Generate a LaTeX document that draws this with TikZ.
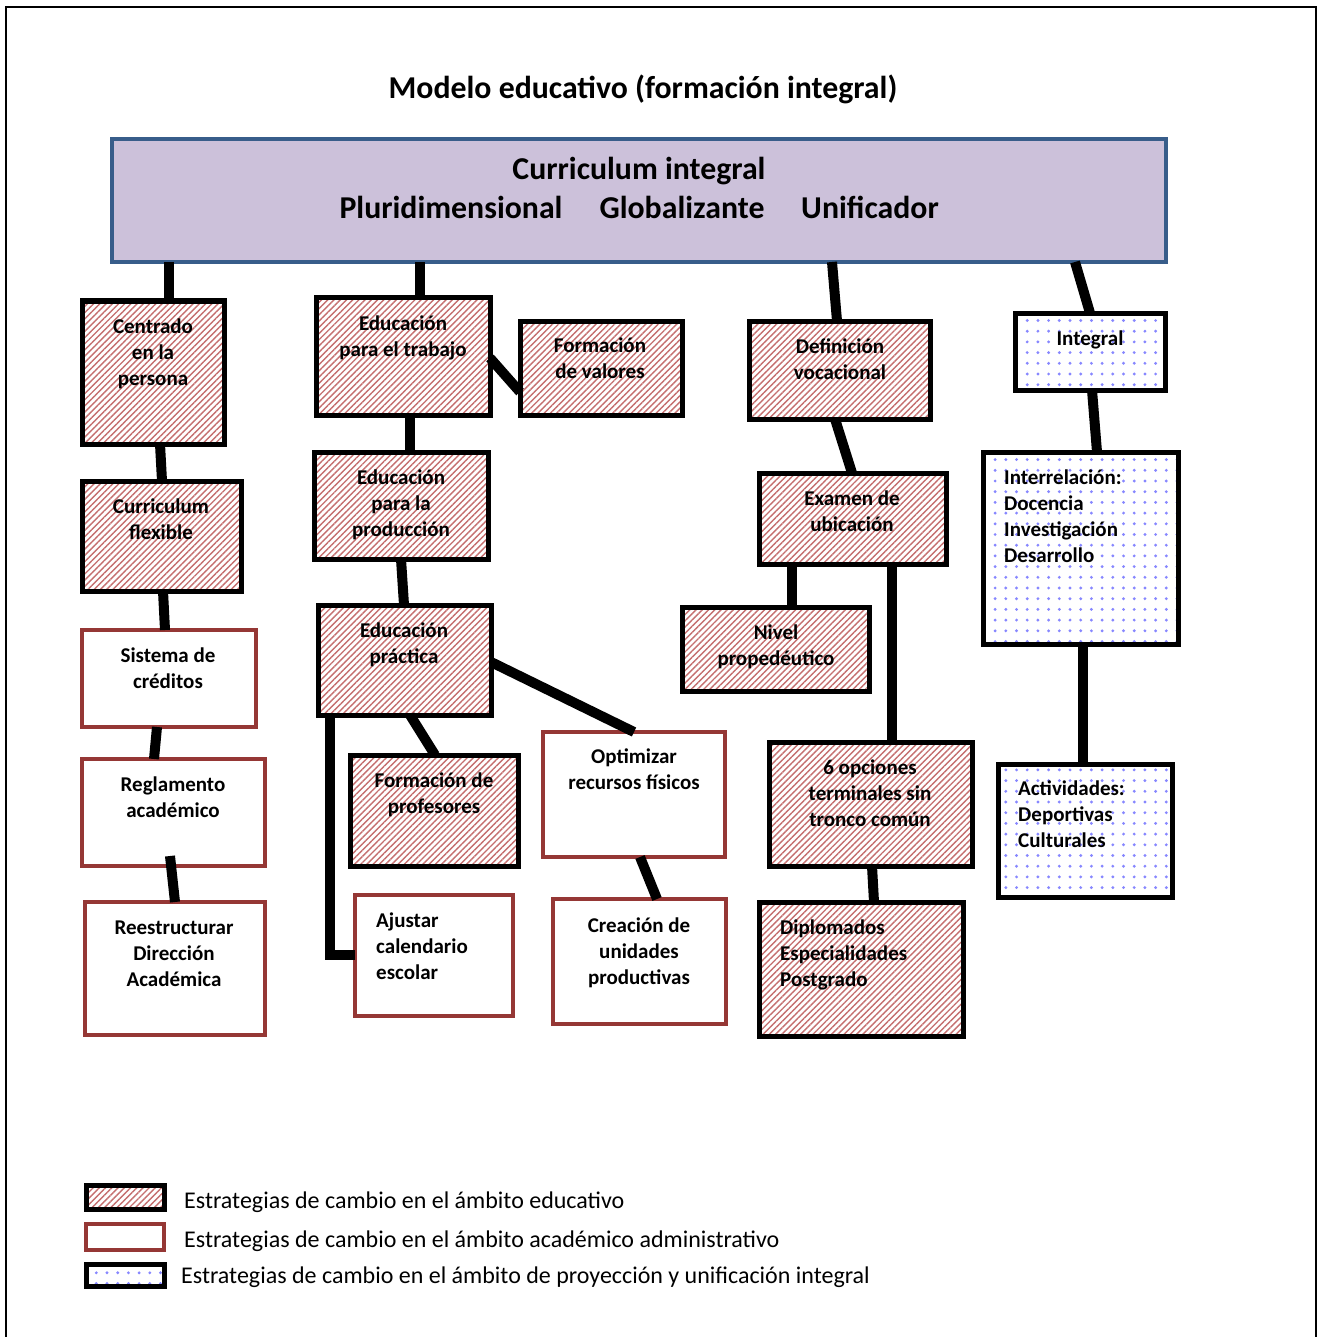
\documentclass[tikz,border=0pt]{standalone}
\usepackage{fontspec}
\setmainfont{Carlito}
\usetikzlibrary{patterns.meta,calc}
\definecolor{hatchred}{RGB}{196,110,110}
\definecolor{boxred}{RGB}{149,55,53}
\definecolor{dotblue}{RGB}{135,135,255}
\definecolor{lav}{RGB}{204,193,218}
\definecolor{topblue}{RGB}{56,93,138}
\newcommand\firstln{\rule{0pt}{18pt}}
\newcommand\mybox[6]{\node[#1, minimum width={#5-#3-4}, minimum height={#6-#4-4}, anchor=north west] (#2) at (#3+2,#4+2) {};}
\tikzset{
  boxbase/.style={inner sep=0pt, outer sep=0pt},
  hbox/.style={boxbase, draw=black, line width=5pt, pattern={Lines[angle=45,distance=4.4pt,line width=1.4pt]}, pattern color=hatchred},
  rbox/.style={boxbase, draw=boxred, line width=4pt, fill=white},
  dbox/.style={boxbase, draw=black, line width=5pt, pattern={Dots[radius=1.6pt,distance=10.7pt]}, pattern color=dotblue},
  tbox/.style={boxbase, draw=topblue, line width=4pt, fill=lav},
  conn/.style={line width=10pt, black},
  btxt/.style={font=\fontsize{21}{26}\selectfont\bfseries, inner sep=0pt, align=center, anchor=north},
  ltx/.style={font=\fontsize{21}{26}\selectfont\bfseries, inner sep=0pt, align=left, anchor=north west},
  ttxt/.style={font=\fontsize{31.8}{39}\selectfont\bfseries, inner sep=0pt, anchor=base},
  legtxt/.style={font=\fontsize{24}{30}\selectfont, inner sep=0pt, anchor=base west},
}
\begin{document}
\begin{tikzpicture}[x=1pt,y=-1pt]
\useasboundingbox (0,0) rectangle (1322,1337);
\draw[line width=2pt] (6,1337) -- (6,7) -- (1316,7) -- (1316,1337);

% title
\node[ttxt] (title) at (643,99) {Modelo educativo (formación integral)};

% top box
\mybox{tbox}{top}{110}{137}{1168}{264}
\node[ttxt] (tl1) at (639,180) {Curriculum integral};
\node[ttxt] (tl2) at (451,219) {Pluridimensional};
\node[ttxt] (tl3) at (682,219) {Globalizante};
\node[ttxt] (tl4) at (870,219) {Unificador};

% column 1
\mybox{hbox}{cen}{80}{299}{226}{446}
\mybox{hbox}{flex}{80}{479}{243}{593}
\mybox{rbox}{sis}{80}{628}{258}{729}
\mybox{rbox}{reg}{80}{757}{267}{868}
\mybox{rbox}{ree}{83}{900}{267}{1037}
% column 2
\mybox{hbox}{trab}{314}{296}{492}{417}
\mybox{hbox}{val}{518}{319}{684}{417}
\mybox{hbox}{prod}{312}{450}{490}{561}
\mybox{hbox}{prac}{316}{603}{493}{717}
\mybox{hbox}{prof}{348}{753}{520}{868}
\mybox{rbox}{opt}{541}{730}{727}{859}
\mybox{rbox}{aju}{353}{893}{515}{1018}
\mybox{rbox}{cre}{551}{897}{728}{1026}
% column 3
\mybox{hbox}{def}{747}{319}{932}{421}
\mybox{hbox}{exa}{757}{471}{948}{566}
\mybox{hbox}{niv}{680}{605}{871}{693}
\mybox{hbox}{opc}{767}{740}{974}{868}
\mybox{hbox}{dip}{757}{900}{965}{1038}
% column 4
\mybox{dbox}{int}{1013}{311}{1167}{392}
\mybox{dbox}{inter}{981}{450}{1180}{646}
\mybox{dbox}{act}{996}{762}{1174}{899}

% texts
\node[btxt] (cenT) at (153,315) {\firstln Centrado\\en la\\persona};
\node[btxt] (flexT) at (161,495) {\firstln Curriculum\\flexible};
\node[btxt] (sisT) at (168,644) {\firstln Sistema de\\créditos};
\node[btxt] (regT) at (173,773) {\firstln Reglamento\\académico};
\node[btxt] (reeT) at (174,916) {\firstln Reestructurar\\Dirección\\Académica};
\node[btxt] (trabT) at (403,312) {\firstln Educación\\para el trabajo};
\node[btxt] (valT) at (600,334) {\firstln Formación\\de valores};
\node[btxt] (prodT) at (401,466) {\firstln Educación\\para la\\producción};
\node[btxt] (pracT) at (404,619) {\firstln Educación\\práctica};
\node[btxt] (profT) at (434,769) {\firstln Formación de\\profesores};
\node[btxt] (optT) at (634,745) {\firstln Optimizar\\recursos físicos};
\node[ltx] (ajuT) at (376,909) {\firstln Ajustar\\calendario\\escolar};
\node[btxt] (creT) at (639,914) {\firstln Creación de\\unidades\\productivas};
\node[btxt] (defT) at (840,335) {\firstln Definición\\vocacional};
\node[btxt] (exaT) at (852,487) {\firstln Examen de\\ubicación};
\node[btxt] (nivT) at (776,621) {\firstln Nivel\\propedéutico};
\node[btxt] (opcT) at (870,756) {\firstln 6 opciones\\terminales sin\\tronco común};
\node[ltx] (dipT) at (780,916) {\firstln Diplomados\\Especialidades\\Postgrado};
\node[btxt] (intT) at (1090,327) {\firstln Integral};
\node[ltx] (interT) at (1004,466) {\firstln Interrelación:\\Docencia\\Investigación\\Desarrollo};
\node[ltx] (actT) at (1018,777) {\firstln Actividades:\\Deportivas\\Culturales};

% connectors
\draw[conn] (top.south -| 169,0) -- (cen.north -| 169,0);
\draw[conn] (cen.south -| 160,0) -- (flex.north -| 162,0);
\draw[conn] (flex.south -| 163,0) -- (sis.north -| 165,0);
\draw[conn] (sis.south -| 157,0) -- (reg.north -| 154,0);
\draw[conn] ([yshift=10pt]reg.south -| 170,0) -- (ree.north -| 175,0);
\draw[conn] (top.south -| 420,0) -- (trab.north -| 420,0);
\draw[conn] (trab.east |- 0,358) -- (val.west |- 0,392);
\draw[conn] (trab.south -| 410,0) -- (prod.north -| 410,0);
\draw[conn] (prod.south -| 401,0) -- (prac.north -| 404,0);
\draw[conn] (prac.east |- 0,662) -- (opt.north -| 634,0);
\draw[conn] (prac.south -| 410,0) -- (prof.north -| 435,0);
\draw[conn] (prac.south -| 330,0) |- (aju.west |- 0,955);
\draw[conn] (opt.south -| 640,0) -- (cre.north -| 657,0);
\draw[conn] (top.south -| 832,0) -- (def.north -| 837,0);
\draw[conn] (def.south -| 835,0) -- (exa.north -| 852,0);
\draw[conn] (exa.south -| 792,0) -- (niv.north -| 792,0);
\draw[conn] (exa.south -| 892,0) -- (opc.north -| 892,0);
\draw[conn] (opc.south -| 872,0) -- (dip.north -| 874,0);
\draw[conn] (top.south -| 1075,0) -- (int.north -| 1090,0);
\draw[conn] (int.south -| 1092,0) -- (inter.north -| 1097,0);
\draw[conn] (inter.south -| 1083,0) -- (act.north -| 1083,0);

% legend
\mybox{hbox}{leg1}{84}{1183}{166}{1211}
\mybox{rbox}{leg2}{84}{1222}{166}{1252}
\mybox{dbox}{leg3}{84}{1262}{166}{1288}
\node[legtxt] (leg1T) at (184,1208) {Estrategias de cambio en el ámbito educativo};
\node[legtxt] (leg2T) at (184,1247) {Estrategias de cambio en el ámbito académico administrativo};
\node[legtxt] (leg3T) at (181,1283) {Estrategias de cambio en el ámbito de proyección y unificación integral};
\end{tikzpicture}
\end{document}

--------------------------------------------------

GIVEN REQUEST: Extract the lines exactly, please: the first line of the listing, the line with "(tl4) at (870,219)", and every line between them, but no pictures.

RESULT OF THE EXERCISE:
Generate a LaTeX document that draws this with TikZ.
\documentclass[tikz,border=0pt]{standalone}
\usepackage{fontspec}
\setmainfont{Carlito}
\usetikzlibrary{patterns.meta,calc}
\definecolor{hatchred}{RGB}{196,110,110}
\definecolor{boxred}{RGB}{149,55,53}
\definecolor{dotblue}{RGB}{135,135,255}
\definecolor{lav}{RGB}{204,193,218}
\definecolor{topblue}{RGB}{56,93,138}
\newcommand\firstln{\rule{0pt}{18pt}}
\newcommand\mybox[6]{\node[#1, minimum width={#5-#3-4}, minimum height={#6-#4-4}, anchor=north west] (#2) at (#3+2,#4+2) {};}
\tikzset{
  boxbase/.style={inner sep=0pt, outer sep=0pt},
  hbox/.style={boxbase, draw=black, line width=5pt, pattern={Lines[angle=45,distance=4.4pt,line width=1.4pt]}, pattern color=hatchred},
  rbox/.style={boxbase, draw=boxred, line width=4pt, fill=white},
  dbox/.style={boxbase, draw=black, line width=5pt, pattern={Dots[radius=1.6pt,distance=10.7pt]}, pattern color=dotblue},
  tbox/.style={boxbase, draw=topblue, line width=4pt, fill=lav},
  conn/.style={line width=10pt, black},
  btxt/.style={font=\fontsize{21}{26}\selectfont\bfseries, inner sep=0pt, align=center, anchor=north},
  ltx/.style={font=\fontsize{21}{26}\selectfont\bfseries, inner sep=0pt, align=left, anchor=north west},
  ttxt/.style={font=\fontsize{31.8}{39}\selectfont\bfseries, inner sep=0pt, anchor=base},
  legtxt/.style={font=\fontsize{24}{30}\selectfont, inner sep=0pt, anchor=base west},
}
\begin{document}
\begin{tikzpicture}[x=1pt,y=-1pt]
\useasboundingbox (0,0) rectangle (1322,1337);
\draw[line width=2pt] (6,1337) -- (6,7) -- (1316,7) -- (1316,1337);

% title
\node[ttxt] (title) at (643,99) {Modelo educativo (formación integral)};

% top box
\mybox{tbox}{top}{110}{137}{1168}{264}
\node[ttxt] (tl1) at (639,180) {Curriculum integral};
\node[ttxt] (tl2) at (451,219) {Pluridimensional};
\node[ttxt] (tl3) at (682,219) {Globalizante};
\node[ttxt] (tl4) at (870,219) {Unificador};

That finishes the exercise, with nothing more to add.